When she graduated two years ahead of him, they married. After another year at Wheaton, they headed out to Brooks, and the collecting began. For two years in the late 1970s, Alan also curated the college’s photography museum.
“He was interested, he got me interested,” said Paulette. “He was the collector, but he always ran it past me. It was something we did together.”
In the 1980s, with their two sons growing – Brady Cotter, now OHS track coach and Earth Science teacher, and Ben Cotter, the Southside chiropractor – the couple moved back east so the boys would know their grandparents and extended family. They bought a house, sight unseen, in Morris.
There, they opened an antique store, but it was a block off the main road. So in the 1990s, they bought an old Federal-style farmhouse right on Route 28 at Milford Center, renovated it and built a shop out front, increasing usable space from 2,200 to 3,700 square feet.
Today, photo equipment dominates, but not exclusively, as Alan would swap cameras for other intriguing objects, including a stuffed lion from a Boston museum and a stuffed alligator prone atop a cabinet.
He also dabbled in perhaps 20 other types of collectibles, from board games, to toys, to souvenir plates of tourist-destination caverns like Howe’s in Schoharie County.
But cameras do abound, and much of the variety, Paulette attests, were developed for private detectives – and even spies. One camera was designed to attach to the photographer’s chest, with the lens fitting through a button hole, and activated by a switch in the photographer’s pants pocket.
Another camera looks like a tool box, with the lens camouflaged on its front face. “They were designed to look like other things,” Paulette said. Another hand-sized camera bears Russian markings; KGB
standard-issue, perhaps?
Other cameras are on pivots, allowing a panoramic shot of, for instance, high school classes. Sometimes you see the class wag twice – he ducked behind his classmates and appears on the right and left of the lineup.
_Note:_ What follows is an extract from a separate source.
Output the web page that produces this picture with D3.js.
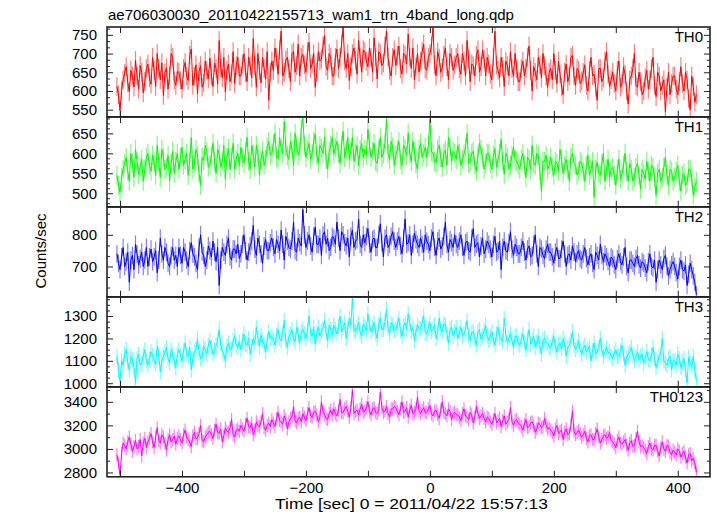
<!DOCTYPE html>
<html><head><meta charset="utf-8">
<script src="https://cdn.jsdelivr.net/npm/d3@7"></script>
<style>body{margin:0;background:#fff} text{font-family:"Liberation Sans",Arial,Helvetica,sans-serif}</style>
</head><body><svg id="c" width="717" height="516"></svg>
<script>
const chartTitle = "ae706030030_20110422155713_wam1_trn_4band_long.qdp";
const xTitle = "Time [sec] 0 = 2011/04/22 15:57:13";
const yTitle = "Counts/sec";
const panelLabels = ["TH0", "TH1", "TH2", "TH3", "TH0123"];
const colors = ["#ff0000", "#00ff00", "#0000ff", "#00ffff", "#ff00ff"];
const tStart = -505, tStep = 2.5;

const th0 = [612,590,548,601,630,648,665,622,598,655,640,610,682,640,605,668,650,595,625,660,
672,635,618,690,655,612,700,660,630,675,588,648,662,605,641,700,690,628,615,652,
650,628,605,660,676,640,628,695,712,615,640,670,593,652,668,610,622,680,655,632,
688,640,612,675,660,618,735,662,635,690,598,655,672,625,645,705,620,668,690,640,
640,672,700,650,625,690,668,635,740,668,610,700,655,622,690,660,632,705,575,650,
680,655,715,690,645,710,760,640,650,682,690,660,625,700,705,650,668,725,640,690,
698,670,650,705,730,660,672,700,610,650,705,680,685,720,748,665,655,700,690,640,
640,690,712,660,690,725,770,680,660,700,628,665,700,715,682,645,735,690,650,710,
705,680,665,715,690,650,742,690,632,705,700,668,675,720,760,690,655,640,690,710,
668,695,720,660,645,700,695,672,752,690,660,715,630,665,700,650,680,705,725,660,
655,690,700,720,770,670,640,705,688,650,662,695,715,665,630,700,690,655,670,690,
700,660,645,700,680,640,735,685,625,672,668,640,695,710,650,665,710,685,640,690,
672,645,630,690,760,670,655,635,690,665,612,680,668,640,705,660,640,700,660,625,
625,660,680,640,660,690,720,655,600,665,650,630,690,670,635,700,668,640,610,650,
660,630,700,655,620,680,645,610,590,650,672,625,640,690,695,640,615,660,655,620,
628,650,670,615,600,655,690,640,645,610,575,660,660,625,635,680,705,645,612,630,
650,620,600,655,680,610,620,665,645,600,565,630,640,660,700,615,610,650,625,590,
600,635,655,605,630,660,690,615,585,650,640,600,615,630,545,610,650,590,620,640,
640,605,590,625,665,620,600,650,630,580,550,640,612,570,590];

const th1 = [545,520,502,540,560,575,590,555,530,600,575,540,610,580,548,565,585,530,560,590,
600,570,555,595,578,545,620,580,540,610,590,560,565,595,530,575,605,550,580,600,
560,590,615,570,585,600,545,580,640,560,575,610,595,550,520,590,582,620,605,565,
570,595,625,580,550,610,598,565,580,620,535,590,612,560,590,625,560,585,600,570,
615,590,575,605,640,580,560,620,598,565,620,600,545,585,605,570,585,615,630,595,
600,625,650,590,585,640,612,600,680,615,595,585,630,610,570,650,620,595,605,660,
690,620,590,610,625,585,600,630,648,595,575,620,612,600,640,585,560,605,620,640,
598,615,630,600,575,620,655,590,610,640,585,605,640,580,600,620,570,610,625,590,
610,595,660,620,590,605,625,580,575,610,640,590,600,625,685,600,585,630,615,570,
595,610,630,585,570,620,612,595,650,600,580,630,605,575,560,610,625,590,600,615,
590,620,685,605,600,580,575,610,620,590,565,600,608,570,640,615,580,605,600,585,
620,600,570,585,598,615,650,575,580,600,605,570,555,595,625,610,590,560,575,600,
600,575,560,595,612,565,585,600,635,580,548,600,590,560,570,595,615,585,580,570,
560,585,600,570,540,590,585,560,620,575,570,600,595,555,505,580,580,595,560,570,
590,565,545,580,575,555,610,585,550,570,585,560,530,590,600,575,570,545,555,580,
575,555,530,570,595,545,560,580,490,560,578,550,545,575,600,530,560,585,540,560,
565,545,520,560,585,535,550,570,600,555,530,575,560,530,540,565,575,545,510,560,
550,535,580,555,530,570,565,540,495,550,560,530,540,565,590,545,520,560,555,530,
540,555,570,530,505,545,550,520,525,560,560,540,495,515,530];

const th2 = [740,710,690,730,760,700,715,745,650,720,735,690,770,740,705,725,745,700,720,760,
700,730,755,715,730,750,680,720,790,740,720,760,745,710,700,735,760,720,735,700,
760,735,710,760,745,720,700,750,775,740,730,710,690,760,800,745,735,700,720,765,
750,730,780,745,715,760,640,720,760,745,735,770,790,730,720,755,755,740,770,725,
740,770,800,750,720,745,765,780,830,755,735,790,770,740,710,765,785,750,750,775,
790,760,740,785,770,750,815,770,720,795,780,760,755,780,840,750,745,790,775,765,
880,800,760,780,800,765,745,795,825,770,770,790,735,800,810,770,790,750,760,795,
790,770,840,790,750,810,800,775,765,790,730,795,815,760,780,785,850,770,760,800,
775,795,820,770,745,785,790,760,760,800,835,775,730,790,800,760,770,795,810,780,
760,780,795,765,740,790,850,770,775,800,735,770,805,785,770,760,790,770,745,800,
780,770,750,790,810,760,735,780,790,755,765,795,840,770,745,785,775,760,800,770,
760,780,800,760,735,775,780,750,745,790,820,760,770,775,730,765,790,740,755,780,
770,755,730,770,795,745,750,780,690,760,780,750,745,775,810,755,735,770,760,740,
740,760,780,745,720,755,765,730,735,770,800,740,700,760,755,735,725,755,770,745,
745,730,710,745,760,725,725,755,780,740,700,735,740,720,765,745,715,740,750,725,
720,740,760,725,705,730,740,710,690,745,735,720,770,735,715,740,730,715,700,730,
725,705,690,725,740,715,705,730,760,700,680,720,720,710,700,725,735,705,695,715,
710,695,680,715,740,700,695,720,650,690,720,705,690,725,735,700,670,690,705,715,
700,680,660,700,720,690,685,705,640,675,710,690,670,650,610];

const th3 = [1120,1060,1010,1100,1080,1130,1150,1090,1060,1120,1105,1070,1000,1110,1130,1080,1090,1125,1150,1100,
1080,1110,1140,1125,1100,1085,1165,1130,1050,1100,1120,1140,1160,1110,1090,1150,1130,1100,1070,1130,
1150,1125,1100,1145,1180,1130,1120,1160,1060,1110,1140,1150,1200,1140,1110,1120,1165,1150,1130,1170,
1190,1160,1130,1150,1170,1190,1240,1175,1145,1130,1100,1165,1180,1150,1150,1190,1210,1170,1160,1185,
1150,1190,1220,1175,1170,1200,1130,1165,1200,1180,1250,1200,1165,1215,1190,1170,1140,1190,1230,1200,
1210,1195,1170,1215,1240,1200,1190,1225,1280,1190,1160,1210,1220,1240,1200,1185,1250,1215,1180,1230,
1240,1220,1200,1235,1300,1215,1210,1250,1175,1225,1250,1210,1230,1245,1280,1225,1190,1260,1240,1215,
1260,1240,1220,1255,1300,1230,1250,1270,1200,1245,1290,1260,1380,1235,1230,1250,1270,1225,1210,1265,
1250,1235,1310,1260,1230,1250,1270,1225,1200,1265,1290,1240,1240,1275,1330,1245,1220,1270,1260,1235,
1240,1265,1290,1235,1210,1255,1270,1240,1310,1270,1230,1250,1190,1230,1260,1245,1240,1270,1300,1225,
1220,1245,1270,1230,1240,1260,1200,1225,1290,1245,1230,1265,1260,1220,1180,1240,1250,1210,1230,1250,
1200,1225,1250,1210,1220,1240,1280,1215,1190,1225,1230,1200,1170,1230,1240,1195,1210,1235,1260,1210,
1190,1210,1230,1195,1170,1220,1250,1205,1200,1185,1290,1215,1180,1200,1220,1190,1160,1210,1210,1180,
1170,1195,1220,1180,1150,1200,1240,1175,1190,1210,1160,1185,1210,1165,1130,1195,1200,1180,1180,1160,
1160,1185,1210,1165,1140,1175,1180,1155,1200,1180,1120,1160,1170,1190,1230,1170,1150,1165,1190,1150,
1130,1155,1170,1140,1150,1165,1100,1145,1180,1130,1140,1160,1200,1150,1120,1140,1160,1135,1140,1120,
1110,1135,1150,1120,1120,1145,1170,1130,1080,1115,1130,1140,1160,1125,1100,1120,1140,1105,1120,1130,
1090,1115,1140,1105,1100,1125,1160,1110,1070,1095,1120,1130,1200,1100,1090,1080,1110,1120,1060,1100,
1100,1080,1130,1110,1070,1095,1110,1060,1000,1115,1090,1075,1120,1060,1010];

const th0123 = [2950,2880,2780,2960,3050,3030,3000,3060,3100,3040,2980,3020,3070,3000,3020,3080,2940,3050,3090,3010,
3060,3090,3130,3060,3010,3100,3180,3070,3050,3120,3100,3050,2990,3080,3120,3060,3080,3110,3040,3090,
3110,3080,3050,3120,3160,3100,3080,3060,3020,3110,3140,3085,3090,3130,3200,3070,3060,3100,3120,3140,
3150,3120,3090,3160,3210,3140,3130,3170,3060,3110,3180,3150,3140,3180,3250,3120,3100,3160,3170,3150,
3200,3170,3150,3210,3260,3190,3180,3220,3120,3160,3230,3200,3190,3230,3300,3180,3160,3200,3220,3190,
3250,3220,3190,3260,3310,3240,3230,3210,3280,3250,3170,3230,3260,3270,3360,3240,3220,3260,3270,3230,
3300,3270,3240,3300,3350,3280,3270,3310,3320,3290,3230,3270,3400,3320,3290,3260,3250,3300,3330,3290,
3340,3300,3280,3330,3420,3310,3310,3340,3360,3320,3270,3350,3500,3300,3320,3330,3290,3340,3380,3310,
3320,3350,3400,3320,3290,3340,3350,3310,3300,3330,3480,3350,3310,3320,3360,3300,3270,3340,3340,3360,
3350,3320,3290,3340,3400,3310,3320,3350,3270,3330,3370,3300,3310,3340,3440,3320,3300,3330,3350,3310,
3310,3340,3370,3300,3280,3320,3330,3290,3260,3330,3400,3310,3300,3280,3340,3320,3250,3300,3310,3290,
3290,3270,3240,3300,3340,3280,3270,3250,3310,3290,3220,3270,3360,3300,3260,3280,3300,3260,3230,3270,
3260,3230,3210,3250,3300,3220,3240,3260,3190,3240,3280,3210,3230,3250,3350,3230,3200,3240,3250,3220,
3210,3190,3160,3210,3250,3180,3190,3220,3230,3200,3140,3170,3220,3210,3180,3190,3260,3200,3170,3180,
3160,3140,3110,3170,3200,3130,3150,3160,3080,3140,3170,3120,3130,3200,3320,3150,3120,3140,3160,3130,
3100,3120,3150,3090,3060,3110,3120,3080,3080,3130,3170,3100,3050,3080,3110,3120,3090,3100,3140,3070,
3060,3040,3010,3070,3100,3050,3040,3060,3080,3030,2990,3050,3070,3020,3030,3090,3150,3060,3020,3030,
3010,2990,2960,3020,3050,3000,2990,3030,3030,2980,2940,3010,3060,3000,2980,3030,3020,2970,2950,2990,
2970,2950,3000,2980,2930,2960,2980,2930,2880,2950,2960,2900,2920,2880,2800];

const seriesErrors = [25, 24, 28, 34, 56];
const yDomains = [[531,771],[466,691],[604,888],[984,1385],[2763,3526]];
const yTickValues = [[550,600,650,700,750],[500,550,600,650],[700,800],[1000,1100,1200,1300],[2800,3000,3200,3400]];
const yMinorSteps = [50/3, 12.5, 100/3, 25, 100];
const xTickValues = [-500,-400,-300,-200,-100,0,100,200,300,400];
const xTickLabels = [-400,-200,0,200,400];
const seriesList = [th0, th1, th2, th3, th0123];

const svg = d3.select("#c");
const left = 107, right = 710;
const panelTops = [27, 117, 207, 297, 387];
const panelH = 89.8;

const x = d3.scaleLinear().domain([-521, 452]).range([left, right]);

svg.append("text").attr("x", 108).attr("y", 20).attr("font-size", 15).text(chartTitle);

const defs = svg.append("defs");

seriesList.forEach((vals, p) => {
  const top = panelTops[p], bot = top + panelH;
  const y = d3.scaleLinear().domain(yDomains[p]).range([bot, top]);
  const data = vals.map((v, i) => ({t: tStart + i * tStep, v}));
  const err = seriesErrors[p];

  defs.append("clipPath").attr("id", "clip" + p).append("rect")
    .attr("x", left).attr("y", top).attr("width", right - left).attr("height", panelH);

  const g = svg.append("g").attr("clip-path", `url(#clip${p})`);
  g.append("path")
    .attr("d", data.map(d => `M${x(d.t)},${y(d.v - err)}V${y(d.v + err)}`).join(""))
    .attr("stroke", colors[p]).attr("stroke-opacity", 0.5).attr("stroke-width", 1.2).attr("fill", "none");
  g.append("path").datum(data)
    .attr("d", d3.line().x(d => x(d.t)).y(d => y(d.v)))
    .attr("stroke", colors[p]).attr("stroke-width", 1).attr("fill", "none");

  const [d0, d1] = yDomains[p];
  const ms = yMinorSteps[p];
  const minors = [];
  for (let k = Math.ceil(d0 / ms); k * ms <= d1; k++) {
    const v = k * ms;
    if (!yTickValues[p].some(m => Math.abs(m - v) < 1e-6)) minors.push(v);
  }
  const styleAxis = sel => {
    sel.select(".domain").remove();
    sel.selectAll("line").attr("stroke", "#222").attr("stroke-width", 1);
    sel.selectAll("text").attr("font-size", 15).attr("fill", "#000")
      .attr("font-family", '"Liberation Sans",Arial,sans-serif');
  };
  svg.append("g").attr("transform", `translate(${left},0)`)
    .call(d3.axisLeft(y).tickValues(yTickValues[p]).tickSize(-6).tickPadding(10).tickFormat(d3.format("d"))).call(styleAxis);
  svg.append("g").attr("transform", `translate(${left},0)`)
    .call(d3.axisLeft(y).tickValues(minors).tickSize(-3).tickFormat("")).call(styleAxis);
  svg.append("g").attr("transform", `translate(${right},0)`)
    .call(d3.axisRight(y).tickValues(yTickValues[p]).tickSize(-6).tickFormat("")).call(styleAxis);
  svg.append("g").attr("transform", `translate(${right},0)`)
    .call(d3.axisRight(y).tickValues(minors).tickSize(-3).tickFormat("")).call(styleAxis);
  svg.append("g").attr("transform", `translate(0,${top})`)
    .call(d3.axisTop(x).tickValues(xTickValues).tickSize(-6).tickFormat("")).call(styleAxis);
  const isLast = p === seriesList.length - 1;
  svg.append("g").attr("transform", `translate(0,${bot})`)
    .call(d3.axisBottom(x).tickValues(xTickValues).tickSize(-6).tickPadding(6)
      .tickFormat(v => (isLast && xTickLabels.includes(v)) ? d3.format("d")(v) : ""))
    .call(styleAxis);

  svg.append("rect").attr("x", left).attr("y", top).attr("width", right - left).attr("height", panelH)
    .attr("fill", "none").attr("stroke", "#222").attr("stroke-width", 1.6);

  svg.append("text").attr("x", right - 7).attr("y", top + 15).attr("text-anchor", "end")
    .attr("font-size", 15).text(panelLabels[p]);
});

svg.append("text").attr("x", 275).attr("y", 509)
  .attr("font-size", 14.5).attr("textLength", 273).attr("lengthAdjust", "spacingAndGlyphs").text(xTitle);
svg.append("text").attr("transform", `translate(46,251) rotate(-90)`).attr("text-anchor", "middle")
  .attr("font-size", 15).text(yTitle);
</script></body></html>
Another pivot allows a 360-degree image.
And there are related items, such as a photographer’s brocade couch, where all sides fold down to allow variety in poses.
For his 30 years in Otsego County, Alan was also choir director at Oneonta’s Main Street Baptist Church. The son of a pastor, “he loved the Lord,” he wife explained.
Diagnosed with cancer in 2011 and given nine months to live, he battled the disease with homeopathic methods, surviving until March 29, 2015. Still, he certainly lives on amid his collection.
“He never found an end to collecting,” said Paulette, “because he always found something new – something he had never seen before.”